4. The Conference takes note of the clauses in the agreement on the cessation of hostilities in Viet-Nam prohibiting the introduction into Viet Nam of foreign troops and military personnel as well as of all kinds of arms and munitions. The Conference also takes note of the declarations made by the Governments of Cambodia and Laos of their resolution not to request foreign aid, whether in war material, in personnel, or in instructors except for the purpose of effective defense of their territory and, in the case of Laos, to the extent defined by the agreements on the cessation of hostilities in Laos.
5. The Conference takes note of the clauses in the agreement on the cessation of hostilities in Viet-Nam to the effect that no military base at the disposition of a foreign state may be established in the regrouping zones of the two parties, the latter having the obligation to see that the zones allotted to them shall not constitute part of any military alliance and shall not be utilized for the resumption of hostilities or in the service of an aggressive policy.

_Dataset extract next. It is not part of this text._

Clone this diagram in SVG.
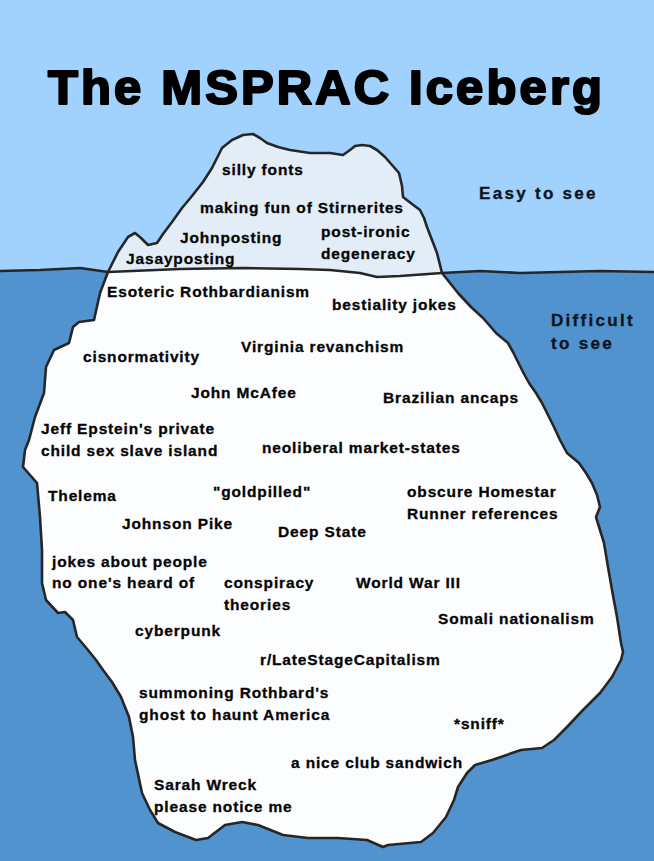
<svg xmlns="http://www.w3.org/2000/svg" width="654" height="861" viewBox="0 0 654 861">
<style>
.t{font-family:"Liberation Sans",Arial,sans-serif;font-weight:bold;font-size:15.5px;letter-spacing:0.85px;fill:#050505;stroke:#050505;stroke-width:0.3px}
.s{font-family:"Liberation Sans",Arial,sans-serif;font-weight:bold;font-size:17px;letter-spacing:2.3px;fill:#0d1520;stroke:#0d1520;stroke-width:0.35px}
.title{font-family:"Liberation Sans",Arial,sans-serif;font-weight:bold;font-size:49px;fill:#000;stroke:#000;stroke-width:2.2px;stroke-linejoin:round}
.edge{fill:none;stroke:#262626;stroke-width:2.6;stroke-linejoin:round;stroke-linecap:round}
</style>
<rect x="0" y="0" width="654" height="861" fill="#a1d2fd"/>
<path d="M0,271 L40,270 L80,268 L108,272 L180,269 L243,268 L300,269 L330,270 L360,273 L377,277 L400,276 L442,273 L480,271 L520,273 L560,272 L600,271 L654,272 L654,861 L0,861 Z" fill="#5193ce"/>
<g id="iceberg">
<path id="tip" d="M108,272 L118,252 L128,237 L135,233 L141,238 L148,245 L157,243 L163,234 L172,222 L182,208 L192,196 L203,182 L212,168 L218,156 L222,148 L232,140 L243,135 L253,134 L260,138 L267,143 L278,147 L290,150 L310,153 L330,153 L343,155 L350,150 L355,146 L362,145 L370,146 L377,150 L385,157 L392,165 L399,173 L402,186 L403,197 L412,204 L420,210 L424,218 L427,227 L432,240 L437,253 L442,273 L430,275 L400,276 L377,277 L360,273 L330,270 L300,269 L243,268 L180,269 Z" fill="#e3edf7"/>
<path id="body" d="M108,272 L180,269 L243,268 L300,269 L330,270 L360,273 L377,277 L400,276 L430,275 L442,273 L450,283 L458,293 L471,307 L483,318 L490,326 L496,333 L508,343 L513,352 L517,360 L523,372 L529,383 L536,393 L542,403 L548,415 L554,427 L560,440 L567,453 L579,463 L586,473 L592,483 L597,495 L600,507 L596,517 L600,530 L604,543 L608,567 L612,590 L617,617 L621,643 L623,652 L621,660 L612,677 L600,693 L583,710 L567,727 L554,740 L542,748 L521,750 L492,760 L475,765 L467,773 L458,787 L454,800 L446,817 L433,833 L421,842 L388,845 L383,847 L367,840 L338,838 L308,838 L283,835 L258,825 L242,822 L225,825 L208,838 L196,840 L175,832 L158,823 L150,810 L142,793 L135,760 L133,737 L129,717 L121,697 L112,682 L103,670 L96,660 L88,650 L77,637 L73,620 L65,612 L58,613 L46,600 L42,583 L42,550 L40,517 L37,483 L23,467 L25,450 L29,440 L35,417 L44,393 L46,367 L54,350 L69,343 L73,327 L79,322 L94,320 L100,293 Z" fill="#fcfdff"/>
</g>
<g id="outlines">
<path class="edge" d="M108,272 L118,252 L128,237 L135,233 L141,238 L148,245 L157,243 L163,234 L172,222 L182,208 L192,196 L203,182 L212,168 L218,156 L222,148 L232,140 L243,135 L253,134 L260,138 L267,143 L278,147 L290,150 L310,153 L330,153 L343,155 L350,150 L355,146 L362,145 L370,146 L377,150 L385,157 L392,165 L399,173 L402,186 L403,197 L412,204 L420,210 L424,218 L427,227 L432,240 L437,253 L442,273 L450,283 L458,293 L471,307 L483,318 L490,326 L496,333 L508,343 L513,352 L517,360 L523,372 L529,383 L536,393 L542,403 L548,415 L554,427 L560,440 L567,453 L579,463 L586,473 L592,483 L597,495 L600,507 L596,517 L600,530 L604,543 L608,567 L612,590 L617,617 L621,643 L623,652 L621,660 L612,677 L600,693 L583,710 L567,727 L554,740 L542,748 L521,750 L492,760 L475,765 L467,773 L458,787 L454,800 L446,817 L433,833 L421,842 L388,845 L383,847 L367,840 L338,838 L308,838 L283,835 L258,825 L242,822 L225,825 L208,838 L196,840 L175,832 L158,823 L150,810 L142,793 L135,760 L133,737 L129,717 L121,697 L112,682 L103,670 L96,660 L88,650 L77,637 L73,620 L65,612 L58,613 L46,600 L42,583 L42,550 L40,517 L37,483 L23,467 L25,450 L29,440 L35,417 L44,393 L46,367 L54,350 L69,343 L73,327 L79,322 L94,320 L100,293 Z"/>
<path class="edge" stroke-width="2" d="M0,271 L40,270 L80,268 L108,272 L180,269 L243,268 L300,269 L330,270 L360,273 L377,277 L400,276 L442,273 L480,271 L520,273 L560,272 L600,271 L654,272"/>
</g>
<text class="title" x="48" y="104" textLength="554" lengthAdjust="spacing">The MSPRAC Iceberg</text>
<text class="s" x="479" y="199">Easy to see</text>
<text class="s" x="551" y="326">Difficult</text>
<text class="s" x="551" y="349">to see</text>
<g id="labels">
<text class="t" x="222" y="175">silly fonts</text>
<text class="t" x="200" y="213">making fun of Stirnerites</text>
<text class="t" x="180" y="243">Johnposting</text>
<text class="t" x="126" y="264">Jasayposting</text>
<text class="t" x="321" y="237">post-ironic</text>
<text class="t" x="321" y="259">degeneracy</text>
<text class="t" x="107" y="297">Esoteric Rothbardianism</text>
<text class="t" x="332" y="310">bestiality jokes</text>
<text class="t" x="241" y="352">Virginia revanchism</text>
<text class="t" x="83" y="362">cisnormativity</text>
<text class="t" x="191" y="398">John McAfee</text>
<text class="t" x="383" y="403">Brazilian ancaps</text>
<text class="t" x="41" y="434">Jeff Epstein's private</text>
<text class="t" x="41" y="456">child sex slave island</text>
<text class="t" x="262" y="453">neoliberal market-states</text>
<text class="t" x="48" y="501">Thelema</text>
<text class="t" x="213" y="497">"goldpilled"</text>
<text class="t" x="407" y="497">obscure Homestar</text>
<text class="t" x="407" y="519">Runner references</text>
<text class="t" x="122" y="529">Johnson Pike</text>
<text class="t" x="278" y="537">Deep State</text>
<text class="t" x="52" y="567">jokes about people</text>
<text class="t" x="52" y="588">no one's heard of</text>
<text class="t" x="224" y="588">conspiracy</text>
<text class="t" x="224" y="610">theories</text>
<text class="t" x="356" y="588">World War III</text>
<text class="t" x="438" y="624">Somali nationalism</text>
<text class="t" x="135" y="636">cyberpunk</text>
<text class="t" x="260" y="665">r/LateStageCapitalism</text>
<text class="t" x="139" y="698">summoning Rothbard's</text>
<text class="t" x="139" y="720">ghost to haunt America</text>
<text class="t" x="454" y="729">*sniff*</text>
<text class="t" x="291" y="768">a nice club sandwich</text>
<text class="t" x="154" y="790">Sarah Wreck</text>
<text class="t" x="154" y="812">please notice me</text>
</g>
</svg>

The Conference also takes note of the declarations of the Governments of Cambodia and Laos to the effect that they will not join in any agreement with other states if this agreement includes the obligation to participate in a military alliance not in conformity with the principles of the charter of the United Nations or, in the case of Laos, with the principles of the agreement on the cessation of hostilities in Laos or, so long as their security is not threatened, the obligation to establish bases on Cambodian or Laotian territory for the military forces of foreign powers.
6. The Conference recognizes that the essential purpose of the agreement relating to Viet-Nam is to settle military questions with a view to ending hostilities and that the military demarcation line should not in any way be interpreted as constituting a political or territorial boundary. The Conference expresses its conviction that the execution of the provisions set out in the present declaration and in the agreement on the cessation of hostilities creates the necessary basis for the achievement in the near future of a political settlement in Viet-Nam.
7. The Conference declares that, so far as Viet-Nam is concerned, the settlement of political problems, effected on the basis of respect for the principles of independence, unity, and territorial integrity, shall permit the Vietnamese people to enjoy the fundamental freedoms, guaranteed by democratic institutions established as a result of free general elections by secret ballot.
In order to insure that sufficient progress in the restoration of peace has been made, and that all the necessary conditions obtain for free expression of the national will, general elections shall be held in July 1956, under the supervision of an international commission composed of representatives of the member states of the International Supervisory Commission referred to in the agreement on the cessation of hostilities. Consultations will be held on this subject between the competent representative authorities of the two zones from April 20, 1955, onwards.
8. The provisions of the agreements on the cessation of hostilities intended to insure the protection of individuals and of property must be most strictly applied and must, in particular, allow every one in Viet-Nam to decide freely in which zone he wishes to live.
9. The competent representative authorities of the northern and southern zones of Viet-Nam, as well as the authorities of Laos and Cambodia, must not permit any individual or collective reprisals against persons who have collaborated in any way with one of the parties during the war, or against members of such persons' families.
10. The Conference takes note of the declaration of the French Government to the effect that it is ready to withdraw its troops from the territory of Cambodia, Laos, and Viet-Nam, at the request of the governments concerned and within a period which shall be fixed by agreement between the parties except in the cases where, by agreement between the two parties, a certain number of French troops shall remain at specified points and for a specified time.
11. The Conference takes note of the declaration of the French Government to the effect that for the settlement of all the problems connected with the reestablishment and consolidation of peace in Cambodia, Laos, and Viet-Nam, the French Government will proceed from the principle of respect for the independence and sovereignty, unity, and territorial integrity of Cambodia, Laos, and Viet-Nam.
12. In their relations with Cambodia, Laos, and Viet-Nam, each member of the Geneva Conference undertakes to respect the sovereignty, the independence, the unity, and the territorial integrity of the above-mentioned states, and to refrain from any interference in their internal affairs.
13. The members of the Conference agree to consult one another on any question which may be referred to them by the International Supervisory Commission, in order to study such measures as may prove necessary to insure that the agreements on the cessation of hostilities in Cambodia, Laos, and Viet-Nam are respected.
from The Department of State Bulletin, XXXI, No. 788 (August 2, 1954), p. 164.